We’ve all heard about large organizations with the most stringent security measures suffering breaches and customer data losses.
Smaller MSPs might not be so high on the radar for hackers, but if the opportunity presents itself, someone out there is likely to take it. Email phishing scams are still the most common form of cyber-attack, and no organization is immune if their employees are not educated on such matters.
A security breach is bad enough for any business. For a managed service provider that heavily relies on its reputation for providing high-quality services with guaranteed uptime and security, it can be devastating.
The reputation hit for a seriously hacked managed service provider, where all of its customers were also attacked, would potentially be difficult to recover from. It could shut down the whole organization, with customers potentially canceling their contracts overnight.
This means that stringent measures must be taken against the risk, to minimize the cybersecurity threat for MSPs.
Start by conducting user account management reviews. Then consider introducing two-factor authentication and mobile device management policies, VPN policies, email spam software, regular patch and configuration assessments, password vaulting, and introduction of comprehensive DR procedures.
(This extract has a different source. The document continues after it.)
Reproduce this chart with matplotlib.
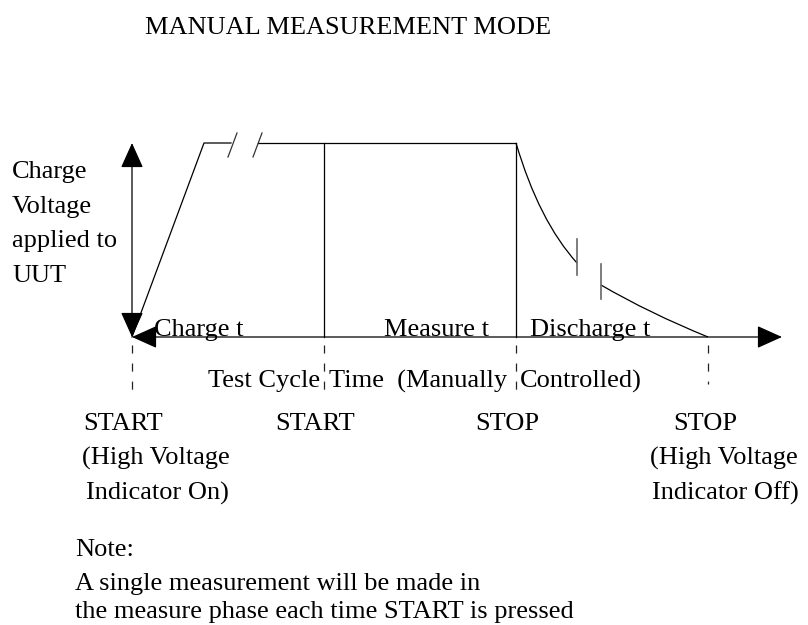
import matplotlib
matplotlib.use("Agg")
import matplotlib.pyplot as plt
from matplotlib.path import Path
from matplotlib.patches import PathPatch

plt.rcParams['font.family'] = ['Liberation Serif', 'DejaVu Serif']
plt.rcParams['lines.scale_dashes'] = False

# diagram geometry (pixel units of the 808x625 canvas, y grows downward)
phase_x = [132, 324, 516, 708]      # START, START, STOP, STOP
zero_y = 337                        # time axis / zero voltage
top_y = 143                         # full charge voltage
ramp_top_x = 204
axis_end_x = 782
dash_end_y = [390, 398, 398, 384]

# break marks on the top plateau
top_break_x = [231, 258]
slash_bottom = [(228, 157), (253, 157)]
slash_top = [(237, 133), (262, 133)]

# discharge curve, two pieces with a break between them
curve1 = [(516, 143), (539, 221), (577, 263)]
curve2 = [(601, 285), (649, 313), (708, 337)]
break_ticks_x = [577, 601]
break_ticks_y = [(239, 275), (264, 299)]

title = "MANUAL MEASUREMENT MODE"
ylabel_lines = ["Charge", "Voltage", "applied to", "UUT"]
ylabel_y = [172, 207, 241, 276]
phase_labels = ["Charge t", "Measure t", "Discharge t"]
phase_label_x = [154, 384, 530]
# "Test Cycle Time  (Manually Controlled)" split around the dashed markers
cycle_parts = ["Test Cycle", "Time  (Manually", "Controlled)"]
cycle_part_x = [320, 329, 520]
cycle_part_ha = ["right", "left", "left"]
marker_labels = ["START", "START", "STOP", "STOP"]
marker_label_x = [83, 275, 475, 673]
left_note = ["(High Voltage", "Indicator On)"]
left_note_x = [82, 86]
right_note = ["(High Voltage", "Indicator Off)"]
right_note_x = [650, 652]
note_rows_y = [458, 493]
note_lines = ["Note:", "A single measurement will be made in",
              "the measure phase each time START is pressed"]
note_lines_y = [550, 584, 612]

fs = 19
lw = 0.9

fig = plt.figure(figsize=(8.08, 6.25), dpi=100)
ax = fig.add_axes([0, 0, 1, 1])
ax.set_xlim(0, 808)
ax.set_ylim(625, 0)
ax.axis('off')

arrow = '<|-|>,head_length=1.58,head_width=0.71'
# voltage axis
ax.annotate('', xy=(phase_x[0], top_y), xytext=(phase_x[0], zero_y),
            arrowprops=dict(arrowstyle=arrow, mutation_scale=10, color='black',
                            lw=lw, shrinkA=0, shrinkB=0))
# time axis
ax.annotate('', xy=(axis_end_x, zero_y), xytext=(phase_x[0], zero_y),
            arrowprops=dict(arrowstyle=arrow, mutation_scale=10, color='black',
                            lw=lw, shrinkA=0, shrinkB=0))

# charge ramp and plateau
ax.plot([phase_x[0], ramp_top_x, top_break_x[0]], [zero_y, top_y, top_y], color='black', lw=lw)
ax.plot([top_break_x[1], phase_x[2]], [top_y, top_y], color='black', lw=lw)
for b, t in zip(slash_bottom, slash_top):
    ax.plot([b[0], t[0]], [b[1], t[1]], color='#333333', lw=lw)

# measure boundaries
for x in phase_x[1:3]:
    ax.plot([x, x], [top_y, zero_y], color='black', lw=lw)

# discharge curve
codes = [Path.MOVETO, Path.CURVE3, Path.CURVE3]
for pts in (curve1, curve2):
    ax.add_patch(PathPatch(Path(pts, codes), fill=False, color='black', lw=lw))
for x, (y0, y1) in zip(break_ticks_x, break_ticks_y):
    ax.plot([x, x], [y0, y1], color='#666666', lw=1.2)

# dashed markers
for x, y1 in zip(phase_x, dash_end_y):
    ax.plot([x, x], [zero_y + 8, y1], color='#222222', lw=lw, dashes=(5.8, 7.2))

# text
ax.text(145, 28, title, fontsize=fs, va='center', ha='left')
for s, y in zip(ylabel_lines, ylabel_y):
    ax.text(12, y, s, fontsize=fs, va='center', ha='left')
for s, x in zip(phase_labels, phase_label_x):
    ax.text(x, 330, s, fontsize=fs, va='center', ha='left')
for s, x, ha in zip(cycle_parts, cycle_part_x, cycle_part_ha):
    ax.text(x, 381, s, fontsize=fs, va='center', ha=ha)
for s, x in zip(marker_labels, marker_label_x):
    ax.text(x, 424, s, fontsize=fs, va='center', ha='left')
for s, x, y in zip(left_note, left_note_x, note_rows_y):
    ax.text(x, y, s, fontsize=fs, va='center', ha='left')
for s, x, y in zip(right_note, right_note_x, note_rows_y):
    ax.text(x, y, s, fontsize=fs, va='center', ha='left')
for s, y in zip(note_lines, note_lines_y):
    ax.text(75, y, s, fontsize=fs, va='center', ha='left')

fig.savefig("out.png", dpi=100)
You might also like to consider conducting security awareness training for employees to educate them on security risks and the in-house/client security programs.
REDUCING MSP LIABILITIES
The risks are clear and present for all MSPs and not going away any time soon.
The solutions that your organization implements now to minimize these risks and protect it will help define it in the future.
With sufficient focus on IP, customer contracts, communicating the relevant information to staff, introducing the right security protocols, and having the right insurance to protect you, a strong risk management response will shield your organization against future risks and challenges.